As more families cook, family meals are helping to improve this important food issue.
Has your family discovered the joy of cooking? Family meals are replacing that drive-through habit. Whether it was lack of open restaurants, necessity or a desire to actually turn on a stove, it seems that more families are getting off the couch and discovering the possibilities that a kitchen holds. What does that mean for families’ nutrition and healthy eating?
In a recent study by the Journal of Nutrition Education and Behavior, more frequent family meals are associated with “better dietary and family functioning outcomes.” Basically, this study finds that families are making better food choices when they cook at home.
The concept of home cooking leading to better dietary habits isn’t necessarily a new one.

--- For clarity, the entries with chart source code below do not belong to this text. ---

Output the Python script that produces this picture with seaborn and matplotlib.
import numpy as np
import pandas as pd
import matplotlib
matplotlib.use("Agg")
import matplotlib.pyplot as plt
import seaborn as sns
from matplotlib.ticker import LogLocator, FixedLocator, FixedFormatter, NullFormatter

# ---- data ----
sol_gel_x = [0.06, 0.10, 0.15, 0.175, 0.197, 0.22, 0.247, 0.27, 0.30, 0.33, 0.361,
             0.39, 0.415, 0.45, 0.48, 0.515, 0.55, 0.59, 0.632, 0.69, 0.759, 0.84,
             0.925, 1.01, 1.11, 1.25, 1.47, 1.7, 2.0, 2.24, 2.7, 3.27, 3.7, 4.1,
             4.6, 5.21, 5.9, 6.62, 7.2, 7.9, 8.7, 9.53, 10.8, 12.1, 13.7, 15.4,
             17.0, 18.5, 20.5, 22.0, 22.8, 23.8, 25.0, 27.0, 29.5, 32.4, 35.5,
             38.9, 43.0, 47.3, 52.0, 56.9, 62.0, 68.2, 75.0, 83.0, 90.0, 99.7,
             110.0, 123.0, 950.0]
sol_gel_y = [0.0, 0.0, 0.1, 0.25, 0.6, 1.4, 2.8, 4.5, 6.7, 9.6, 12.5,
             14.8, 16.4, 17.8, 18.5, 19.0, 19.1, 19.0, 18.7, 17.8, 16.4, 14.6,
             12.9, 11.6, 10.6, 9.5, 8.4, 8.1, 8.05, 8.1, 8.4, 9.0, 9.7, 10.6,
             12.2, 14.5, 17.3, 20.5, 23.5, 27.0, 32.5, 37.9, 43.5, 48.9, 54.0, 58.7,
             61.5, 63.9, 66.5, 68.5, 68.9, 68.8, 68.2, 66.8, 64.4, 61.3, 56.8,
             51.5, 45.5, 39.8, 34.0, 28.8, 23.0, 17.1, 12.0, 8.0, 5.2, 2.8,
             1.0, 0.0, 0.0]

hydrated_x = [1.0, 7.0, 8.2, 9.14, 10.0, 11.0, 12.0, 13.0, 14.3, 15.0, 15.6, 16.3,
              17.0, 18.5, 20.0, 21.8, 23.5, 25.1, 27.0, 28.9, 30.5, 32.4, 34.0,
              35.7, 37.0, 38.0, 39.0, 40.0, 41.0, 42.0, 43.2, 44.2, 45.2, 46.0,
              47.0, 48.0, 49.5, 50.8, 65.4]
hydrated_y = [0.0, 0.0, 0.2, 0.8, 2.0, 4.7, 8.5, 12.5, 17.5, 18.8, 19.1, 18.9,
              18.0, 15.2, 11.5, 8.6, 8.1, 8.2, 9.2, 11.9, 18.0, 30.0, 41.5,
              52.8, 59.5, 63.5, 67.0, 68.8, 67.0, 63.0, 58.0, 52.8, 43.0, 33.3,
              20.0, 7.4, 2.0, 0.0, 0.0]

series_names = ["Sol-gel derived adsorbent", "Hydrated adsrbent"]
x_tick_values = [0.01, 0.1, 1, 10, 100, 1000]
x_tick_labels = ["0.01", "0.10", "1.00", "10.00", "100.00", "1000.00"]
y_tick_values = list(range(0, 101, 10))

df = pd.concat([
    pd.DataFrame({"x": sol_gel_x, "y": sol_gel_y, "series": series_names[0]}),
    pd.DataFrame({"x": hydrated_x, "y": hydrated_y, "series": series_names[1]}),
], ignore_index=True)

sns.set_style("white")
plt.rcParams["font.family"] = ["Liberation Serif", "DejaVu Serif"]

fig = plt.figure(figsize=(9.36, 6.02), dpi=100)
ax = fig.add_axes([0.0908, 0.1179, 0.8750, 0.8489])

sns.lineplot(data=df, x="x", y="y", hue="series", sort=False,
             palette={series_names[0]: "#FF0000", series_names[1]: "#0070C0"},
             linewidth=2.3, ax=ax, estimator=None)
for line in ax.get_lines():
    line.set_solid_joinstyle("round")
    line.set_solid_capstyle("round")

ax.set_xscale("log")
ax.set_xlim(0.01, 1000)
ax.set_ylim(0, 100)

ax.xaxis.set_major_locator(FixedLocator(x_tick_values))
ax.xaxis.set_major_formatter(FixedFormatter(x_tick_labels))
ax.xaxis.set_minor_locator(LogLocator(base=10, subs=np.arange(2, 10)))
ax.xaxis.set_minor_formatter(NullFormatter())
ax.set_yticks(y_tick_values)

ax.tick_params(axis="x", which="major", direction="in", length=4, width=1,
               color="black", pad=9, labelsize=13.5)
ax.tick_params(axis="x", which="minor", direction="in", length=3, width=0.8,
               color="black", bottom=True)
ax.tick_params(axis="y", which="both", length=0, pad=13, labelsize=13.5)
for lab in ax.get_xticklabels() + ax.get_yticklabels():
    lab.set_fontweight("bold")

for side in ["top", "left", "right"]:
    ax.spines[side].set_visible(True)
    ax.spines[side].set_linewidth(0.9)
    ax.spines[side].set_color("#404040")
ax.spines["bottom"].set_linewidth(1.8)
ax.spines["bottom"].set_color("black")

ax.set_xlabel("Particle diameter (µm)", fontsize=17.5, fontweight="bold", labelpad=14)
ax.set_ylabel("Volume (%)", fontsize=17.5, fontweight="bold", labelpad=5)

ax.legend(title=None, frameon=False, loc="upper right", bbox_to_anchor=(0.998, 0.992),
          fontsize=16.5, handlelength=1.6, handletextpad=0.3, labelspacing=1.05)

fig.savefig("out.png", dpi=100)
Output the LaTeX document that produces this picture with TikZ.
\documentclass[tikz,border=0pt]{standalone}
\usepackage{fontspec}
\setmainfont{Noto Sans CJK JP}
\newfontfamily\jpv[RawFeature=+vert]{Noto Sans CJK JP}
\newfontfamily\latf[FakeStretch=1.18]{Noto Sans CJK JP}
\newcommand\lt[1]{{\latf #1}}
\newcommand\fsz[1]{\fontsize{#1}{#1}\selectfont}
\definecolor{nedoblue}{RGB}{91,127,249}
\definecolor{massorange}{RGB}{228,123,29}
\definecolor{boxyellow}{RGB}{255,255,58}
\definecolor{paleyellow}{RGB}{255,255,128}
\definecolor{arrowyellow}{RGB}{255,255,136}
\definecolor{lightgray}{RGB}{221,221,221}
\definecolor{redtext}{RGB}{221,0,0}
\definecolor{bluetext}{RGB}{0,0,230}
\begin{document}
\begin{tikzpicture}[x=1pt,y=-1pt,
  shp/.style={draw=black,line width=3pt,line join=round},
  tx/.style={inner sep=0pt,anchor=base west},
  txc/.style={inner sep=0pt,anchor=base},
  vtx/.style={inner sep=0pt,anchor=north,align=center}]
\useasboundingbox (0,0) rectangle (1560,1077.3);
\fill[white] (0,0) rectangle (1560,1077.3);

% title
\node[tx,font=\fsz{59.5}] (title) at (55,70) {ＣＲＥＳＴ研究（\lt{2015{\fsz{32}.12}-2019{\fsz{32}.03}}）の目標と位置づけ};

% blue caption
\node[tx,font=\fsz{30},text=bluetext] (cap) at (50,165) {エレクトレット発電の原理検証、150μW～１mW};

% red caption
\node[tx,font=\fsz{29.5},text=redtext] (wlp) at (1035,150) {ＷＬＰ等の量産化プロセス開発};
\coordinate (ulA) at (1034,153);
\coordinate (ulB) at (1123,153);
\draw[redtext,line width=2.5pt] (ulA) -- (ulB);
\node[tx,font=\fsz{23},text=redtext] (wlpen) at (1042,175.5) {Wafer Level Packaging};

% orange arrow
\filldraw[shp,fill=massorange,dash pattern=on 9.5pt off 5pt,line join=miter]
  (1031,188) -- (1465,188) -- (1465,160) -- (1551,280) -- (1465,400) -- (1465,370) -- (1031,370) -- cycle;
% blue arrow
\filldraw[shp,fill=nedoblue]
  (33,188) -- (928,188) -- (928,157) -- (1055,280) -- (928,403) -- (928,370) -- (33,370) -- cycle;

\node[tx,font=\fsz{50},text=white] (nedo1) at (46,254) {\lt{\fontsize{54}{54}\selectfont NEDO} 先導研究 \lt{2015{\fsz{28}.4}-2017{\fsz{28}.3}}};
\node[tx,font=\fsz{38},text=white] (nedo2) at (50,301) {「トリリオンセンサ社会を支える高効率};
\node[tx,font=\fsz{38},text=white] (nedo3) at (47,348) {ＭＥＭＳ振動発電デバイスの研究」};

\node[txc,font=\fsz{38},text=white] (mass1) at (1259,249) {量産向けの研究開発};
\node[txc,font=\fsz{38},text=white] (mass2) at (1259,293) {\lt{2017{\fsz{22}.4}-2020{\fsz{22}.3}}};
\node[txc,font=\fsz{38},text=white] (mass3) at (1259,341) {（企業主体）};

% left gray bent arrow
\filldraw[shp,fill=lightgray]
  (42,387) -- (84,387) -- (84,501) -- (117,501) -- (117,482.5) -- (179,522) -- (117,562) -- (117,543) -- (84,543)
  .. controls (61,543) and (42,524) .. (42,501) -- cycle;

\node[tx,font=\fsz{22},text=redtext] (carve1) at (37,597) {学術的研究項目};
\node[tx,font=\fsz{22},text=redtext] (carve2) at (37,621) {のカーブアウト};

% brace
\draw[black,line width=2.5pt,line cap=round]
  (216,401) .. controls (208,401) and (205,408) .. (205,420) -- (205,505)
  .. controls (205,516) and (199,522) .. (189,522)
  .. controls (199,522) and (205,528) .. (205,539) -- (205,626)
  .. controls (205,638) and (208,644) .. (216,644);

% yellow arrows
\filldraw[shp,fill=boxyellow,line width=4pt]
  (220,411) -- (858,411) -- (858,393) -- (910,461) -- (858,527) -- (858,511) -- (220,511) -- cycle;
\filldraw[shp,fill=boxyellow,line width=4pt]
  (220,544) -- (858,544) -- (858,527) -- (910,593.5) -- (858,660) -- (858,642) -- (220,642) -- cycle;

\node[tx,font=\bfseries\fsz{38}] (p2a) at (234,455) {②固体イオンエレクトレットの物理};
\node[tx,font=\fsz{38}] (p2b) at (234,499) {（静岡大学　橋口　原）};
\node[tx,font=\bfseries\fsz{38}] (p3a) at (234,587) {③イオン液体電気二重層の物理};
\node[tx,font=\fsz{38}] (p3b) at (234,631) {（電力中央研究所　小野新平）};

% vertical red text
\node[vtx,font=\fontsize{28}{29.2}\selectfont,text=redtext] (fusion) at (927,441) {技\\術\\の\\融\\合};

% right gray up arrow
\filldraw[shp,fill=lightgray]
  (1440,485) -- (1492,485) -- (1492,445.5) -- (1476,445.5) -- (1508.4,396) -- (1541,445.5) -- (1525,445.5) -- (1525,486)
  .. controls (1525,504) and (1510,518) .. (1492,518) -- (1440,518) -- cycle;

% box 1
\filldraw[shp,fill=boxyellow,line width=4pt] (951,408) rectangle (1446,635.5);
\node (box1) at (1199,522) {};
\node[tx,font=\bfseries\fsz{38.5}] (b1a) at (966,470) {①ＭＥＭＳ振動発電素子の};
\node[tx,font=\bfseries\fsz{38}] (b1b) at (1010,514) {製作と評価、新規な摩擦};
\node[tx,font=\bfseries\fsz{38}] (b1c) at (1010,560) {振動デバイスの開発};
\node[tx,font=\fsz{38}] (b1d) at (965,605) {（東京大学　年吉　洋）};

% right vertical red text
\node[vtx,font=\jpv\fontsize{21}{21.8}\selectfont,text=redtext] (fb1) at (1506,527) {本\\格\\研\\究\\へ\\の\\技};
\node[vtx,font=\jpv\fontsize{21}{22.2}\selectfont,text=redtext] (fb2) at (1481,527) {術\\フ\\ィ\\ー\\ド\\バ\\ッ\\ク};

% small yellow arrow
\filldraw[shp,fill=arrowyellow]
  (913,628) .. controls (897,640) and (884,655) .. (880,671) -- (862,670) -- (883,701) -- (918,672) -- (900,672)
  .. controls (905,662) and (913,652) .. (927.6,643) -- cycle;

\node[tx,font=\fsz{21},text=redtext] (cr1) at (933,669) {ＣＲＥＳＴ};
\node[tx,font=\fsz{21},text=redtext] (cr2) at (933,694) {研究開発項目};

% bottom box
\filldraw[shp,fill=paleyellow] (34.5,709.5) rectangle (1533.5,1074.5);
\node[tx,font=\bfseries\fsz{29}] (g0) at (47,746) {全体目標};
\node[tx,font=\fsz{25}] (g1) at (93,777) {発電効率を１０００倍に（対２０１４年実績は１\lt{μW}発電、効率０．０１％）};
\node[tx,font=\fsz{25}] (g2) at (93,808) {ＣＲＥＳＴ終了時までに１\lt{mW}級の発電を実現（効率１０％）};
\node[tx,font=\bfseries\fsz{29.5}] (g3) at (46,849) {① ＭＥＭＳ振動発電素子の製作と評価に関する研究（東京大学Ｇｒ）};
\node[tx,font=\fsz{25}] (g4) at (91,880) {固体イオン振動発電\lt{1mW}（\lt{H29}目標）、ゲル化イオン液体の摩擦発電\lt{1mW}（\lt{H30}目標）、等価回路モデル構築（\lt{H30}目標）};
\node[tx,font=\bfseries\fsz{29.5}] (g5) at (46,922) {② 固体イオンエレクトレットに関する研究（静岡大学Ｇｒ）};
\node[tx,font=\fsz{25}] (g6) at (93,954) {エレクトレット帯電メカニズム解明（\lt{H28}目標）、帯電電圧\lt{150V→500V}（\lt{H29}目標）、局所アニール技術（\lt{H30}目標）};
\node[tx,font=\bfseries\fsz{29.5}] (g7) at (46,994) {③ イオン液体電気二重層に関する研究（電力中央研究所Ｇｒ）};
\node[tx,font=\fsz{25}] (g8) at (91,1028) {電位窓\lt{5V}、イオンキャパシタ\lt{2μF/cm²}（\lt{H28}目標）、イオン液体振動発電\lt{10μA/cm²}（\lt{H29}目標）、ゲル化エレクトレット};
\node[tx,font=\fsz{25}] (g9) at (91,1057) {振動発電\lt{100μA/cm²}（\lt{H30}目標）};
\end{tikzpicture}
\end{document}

That run through the drive-thru might be convenient, but it comes with a price. The processed food, lack of fresh options and high calories are not always the best choice for families.
Since many people have been required to spend more time at home, they can reevaluate what, how and why they eat certain foods at a family meal. Without the constant on-the-go lifestyle, people can take stock of good food and better nutrition.
It isn’t to say that people aren’t eating frozen pizza or other convenience foods. Those easy food options or even some comfort foods may not be the best nutritional choices. Still, families are finding a way to balance the food on the table. For every frozen pizza, there might be a big salad served with it. After all, life is about compromise.
As life starts to return to its more busy pace, it will be interesting to see if these family meals and better dietary choices remain part of a family’s lifestyle. Given the amount of time people have been closer to home, the good habits could have stuck. As long as people have learned to adapt their lifestyles and appreciate how they feel eating good food, they might want to keep the new pattern going.
Even if a family keeps this family meal tradition once a week, the difference is a good one. After all, little changes can and will make a long term difference.
Have you been eating more family meals? Do you think that these changes will be permanent?